Spread the good word from your company.

LinkedIn

LinkedIn wants its users sharing more content, so it created a new app to help make that happen.

On Monday, the professional network launched Elevate, a standalone app that allows companies to share content directly to specific groups of employees, who can then pass it along to their own networks.

The idea is that employees of a company have broader reach — and more clout — than the companies themselves. For example, an engineering blog post shared by one of Google’s engineers will appear more authentic than if it’s shared by Google.

LinkedIn found that this kind of re-sharing by employees drives more “Likes” and profile views for both parties than if the company just shared on its own.

So while Elevate may help employees get more profile views of their own, companies appear benefit the most since they get more traffic on the content they want shared. Part of the product is an analytics tool, so an employer can measure how articles shared by its employees are helping drive things like views on job postings.
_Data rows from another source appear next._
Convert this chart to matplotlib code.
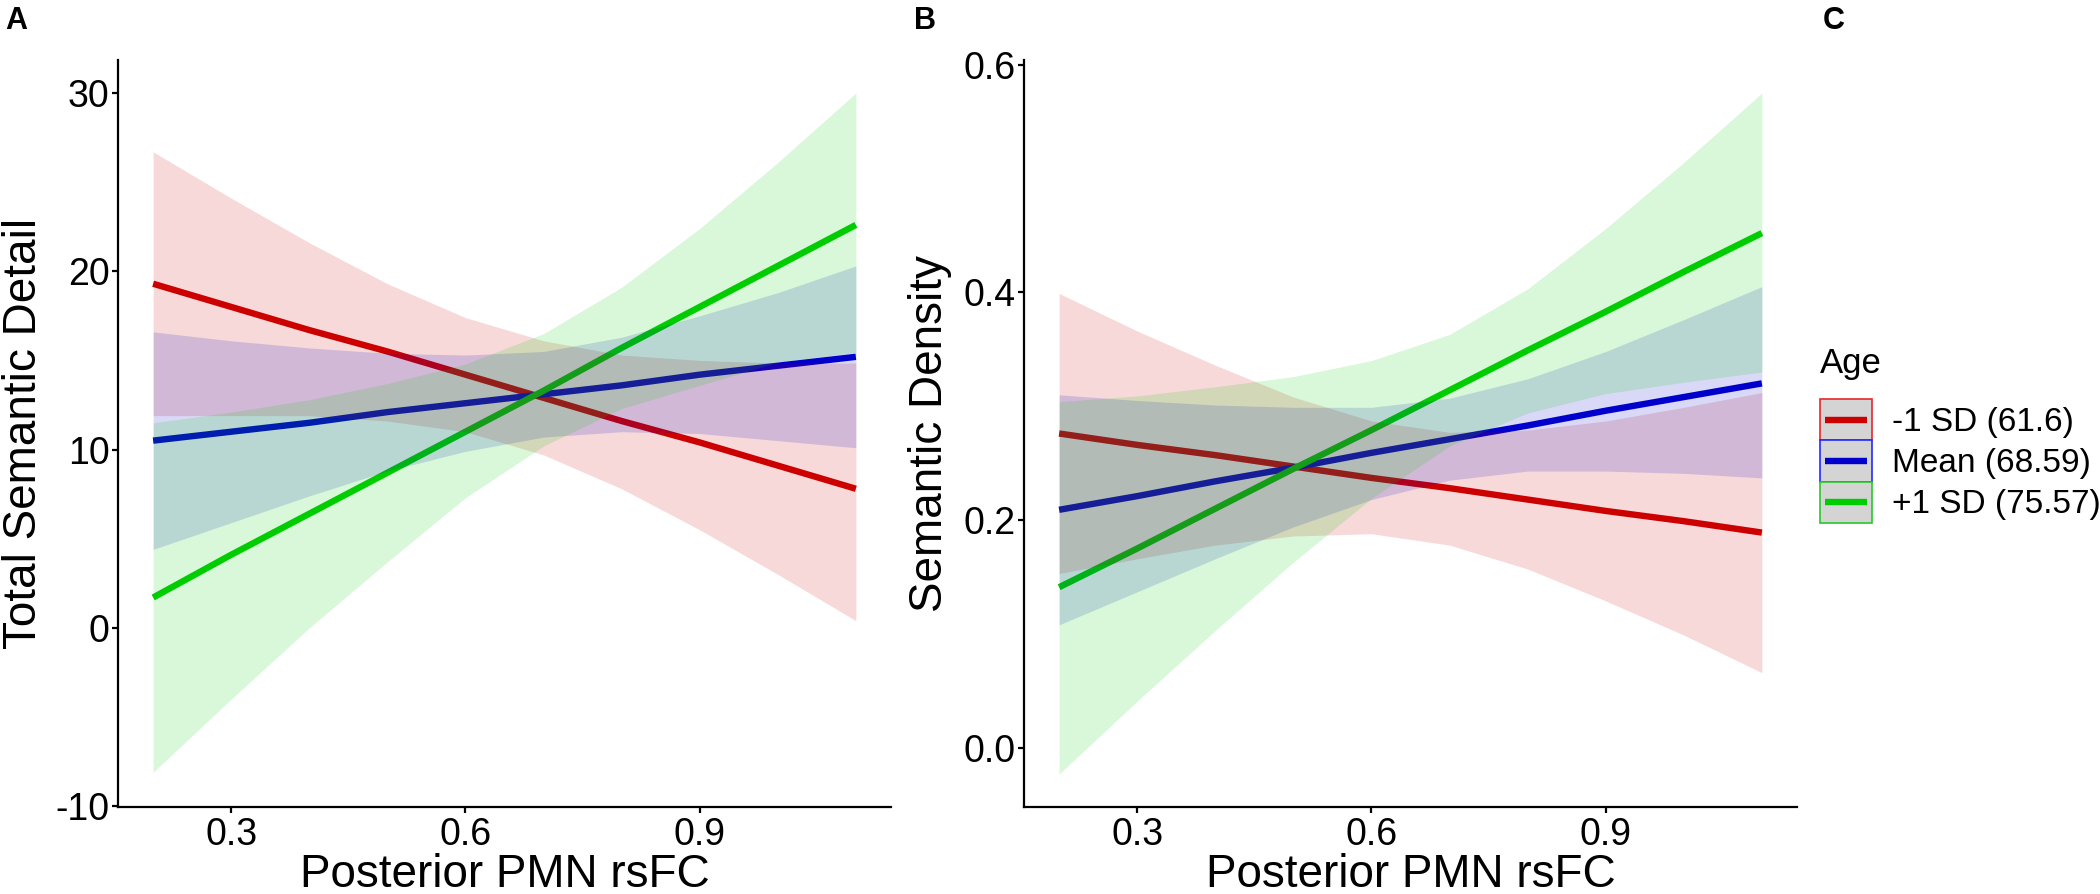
"""Simple slopes of posterior PMN rsFC by age (-1 SD, mean, +1 SD), two outcomes."""

import matplotlib
matplotlib.use("Agg")
import matplotlib.pyplot as plt
from matplotlib.lines import Line2D
from matplotlib.patches import Rectangle

plt.rcParams["font.family"] = ["Liberation Sans", "DejaVu Sans"]
plt.rcParams["axes.unicode_minus"] = False

# prediction grid (posterior PMN rsFC)
RSFC = [0.2, 0.3, 0.4, 0.5, 0.6, 0.7, 0.8, 0.9, 1.0, 1.1]

AGE_LABELS = ["-1 SD (61.6)", "Mean (68.59)", "+1 SD (75.57)"]

# panel A: total semantic detail
DETAIL_FIT = {
    "low": [19.3, 18.0, 16.7, 15.5, 14.2, 12.9, 11.6, 10.4, 9.1, 7.8],
    "mean": [10.5, 11.0, 11.5, 12.1, 12.6, 13.1, 13.6, 14.2, 14.7, 15.2],
    "high": [1.7, 4.1, 6.4, 8.7, 11.0, 13.3, 15.7, 18.0, 20.3, 22.6],
}
DETAIL_LO = {
    "low": [11.9, 11.9, 11.9, 11.6, 11.0, 9.7, 7.8, 5.5, 3.0, 0.4],
    "mean": [4.4, 5.9, 7.4, 8.8, 9.9, 10.7, 11.0, 10.9, 10.5, 10.1],
    "high": [-8.1, -4.0, 0.0, 3.7, 7.3, 10.2, 12.3, 13.6, 14.9, 15.45],
}
DETAIL_HI = {
    "low": [26.7, 24.1, 21.6, 19.3, 17.4, 16.1, 15.3, 15.0, 14.85, 14.85],
    "mean": [16.6, 16.1, 15.7, 15.4, 15.3, 15.5, 16.3, 17.5, 18.8, 20.3],
    "high": [11.5, 12.1, 12.8, 13.7, 14.8, 16.5, 19.1, 22.4, 26.1, 30.0],
}

# panel B: semantic density
DENSITY_FIT = {
    "low": [0.276, 0.266, 0.257, 0.247, 0.237, 0.228, 0.218, 0.208, 0.199, 0.189],
    "mean": [0.209, 0.221, 0.234, 0.246, 0.259, 0.271, 0.283, 0.296, 0.308, 0.320],
    "high": [0.141, 0.175, 0.210, 0.245, 0.279, 0.314, 0.349, 0.383, 0.418, 0.452],
}
DENSITY_LO = {
    "low": [0.153, 0.166, 0.178, 0.186, 0.188, 0.178, 0.157, 0.129, 0.099, 0.066],
    "mean": [0.108, 0.137, 0.166, 0.194, 0.218, 0.235, 0.243, 0.243, 0.241, 0.237],
    "high": [-0.023, 0.041, 0.103, 0.163, 0.219, 0.265, 0.294, 0.311, 0.321, 0.330],
}
DENSITY_HI = {
    "low": [0.399, 0.366, 0.336, 0.308, 0.287, 0.277, 0.279, 0.287, 0.299, 0.312],
    "mean": [0.310, 0.305, 0.301, 0.299, 0.299, 0.307, 0.324, 0.348, 0.376, 0.405],
    "high": [0.304, 0.309, 0.317, 0.326, 0.340, 0.363, 0.403, 0.456, 0.514, 0.575],
}

GROUPS = ["low", "mean", "high"]
COLORS = {"low": "#CD0000", "mean": "#0000CD", "high": "#00CD00"}
EDGES = {"low": "#E8282A", "mean": "#2828FF", "high": "#28C828"}

TICK_SIZE = 27
LABEL_SIZE = 33


class AgeKeyHandler:
    """Grey square key with coloured border and a short line, like ggplot's."""

    def legend_artist(self, legend, orig_handle, fontsize, handlebox):
        x0, y0 = -handlebox.xdescent, -handlebox.ydescent
        w, h = handlebox.width, handlebox.height
        color = orig_handle.get_color()
        rect = Rectangle((x0, y0), w, h, facecolor="#D4D4D4",
                         edgecolor=orig_handle.get_markeredgecolor(), lw=1.2,
                         transform=handlebox.get_transform())
        line = Line2D([x0 + 0.1 * w, x0 + 0.9 * w], [y0 + h / 2, y0 + h / 2],
                      color=color, lw=4.6, solid_capstyle="butt",
                      transform=handlebox.get_transform())
        handlebox.add_artist(rect)
        handlebox.add_artist(line)
        return rect


def draw_panel(ax, fit, lo, hi, ylabel, ylim, yticks, ytick_fmt):
    # lines first, ribbons on top (that is what darkens the lines where bands overlap)
    for g in GROUPS:
        ax.plot(RSFC, fit[g], color=COLORS[g], lw=4.6, solid_capstyle="butt", zorder=2)
    for g in GROUPS:
        ax.fill_between(RSFC, lo[g], hi[g], color=COLORS[g], alpha=0.15, lw=0, zorder=3)

    ax.set_xlim(0.155, 1.145)
    ax.set_ylim(*ylim)
    ax.set_xticks([0.3, 0.6, 0.9])
    ax.set_xticklabels(["0.3", "0.6", "0.9"])
    ax.set_yticks(yticks)
    ax.set_yticklabels([ytick_fmt.format(v) for v in yticks])

    for side in ["top", "right"]:
        ax.spines[side].set_visible(False)
    for side in ["left", "bottom"]:
        ax.spines[side].set_linewidth(1.6)
        ax.spines[side].set_color("black")
    ax.tick_params(axis="both", labelsize=TICK_SIZE, length=4, width=1.6, color="black")
    ax.tick_params(axis="x", pad=3)
    ax.tick_params(axis="y", pad=2)

    ax.set_xlabel("Posterior PMN rsFC", fontsize=LABEL_SIZE)
    ax.set_ylabel(ylabel, fontsize=LABEL_SIZE)
    ax.xaxis.set_label_coords(0.5, -0.062)
    ax.yaxis.set_label_coords(-0.093, 0.5)


def main():
    fig = plt.figure(figsize=(21, 8.94), dpi=100)
    W, H = 2100, 894

    def axes_at(left, top, right, bottom):
        return fig.add_axes([left / W, 1 - bottom / H, (right - left) / W, (bottom - top) / H])

    ax_a = axes_at(118, 60, 891, 807)
    ax_b = axes_at(1024, 60, 1797, 807)

    draw_panel(ax_a, DETAIL_FIT, DETAIL_LO, DETAIL_HI, "Total Semantic Detail",
               (-10.05, 31.85), [-10, 0, 10, 20, 30], "{:g}")
    draw_panel(ax_b, DENSITY_FIT, DENSITY_LO, DENSITY_HI, "Semantic Density",
               (-0.052, 0.604), [0.0, 0.2, 0.4, 0.6], "{:.1f}")

    for x, letter in [(5, "A"), (914, "B"), (1823, "C")]:
        fig.text(x / W, 1 - 6 / H, letter, fontsize=22, fontweight="bold", va="top", ha="left")

    # legend
    fig.text(1820 / W, 1 - 347 / H, "Age", fontsize=25, va="top", ha="left")
    handles = [Line2D([], [], color=COLORS[g], markeredgecolor=EDGES[g]) for g in GROUPS]
    fig.legend(handles, AGE_LABELS, loc="upper left",
               bbox_to_anchor=(1820 / W, 1 - 399 / H), frameon=False,
               fontsize=24, borderpad=0, borderaxespad=0, labelspacing=0,
               handlelength=1.56, handleheight=1.53, handletextpad=0.6,
               handler_map={Line2D: AgeKeyHandler()})

    fig.savefig("out.png", dpi=100)
    plt.close(fig)


if __name__ == "__main__":
    main()
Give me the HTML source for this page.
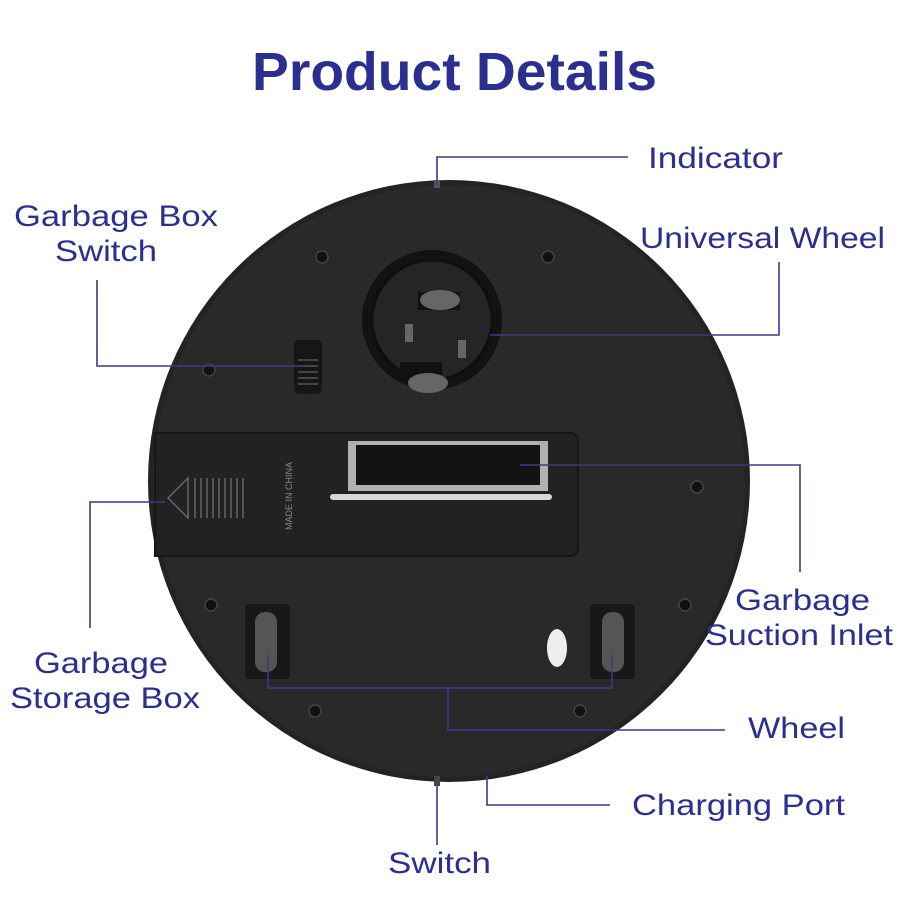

That’s why Elevate isn’t a free product. LinkedIn is rolling it out to a small group of paid-pilot companies this week, and the product should be more widely available by Q3, according to Will Sun, a LinkedIn product manager. Sun said LinkedIn is still experimenting with the price.

The launch of Elevate isn’t a surprise. Re/code reported in January that the professional network was working on a product of this nature. Elevate fits into a broader mission that LinkedIn has to get more people sharing and, in turn, make more money through things like advertising.

In the last year, LinkedIn has expanded its publishing tool and redesigned its homepage to ensure that you see more stories. It also just acquired Lynda.com, which has a massive library of video tutorials that you can bet will soon be in your LinkedIn feed.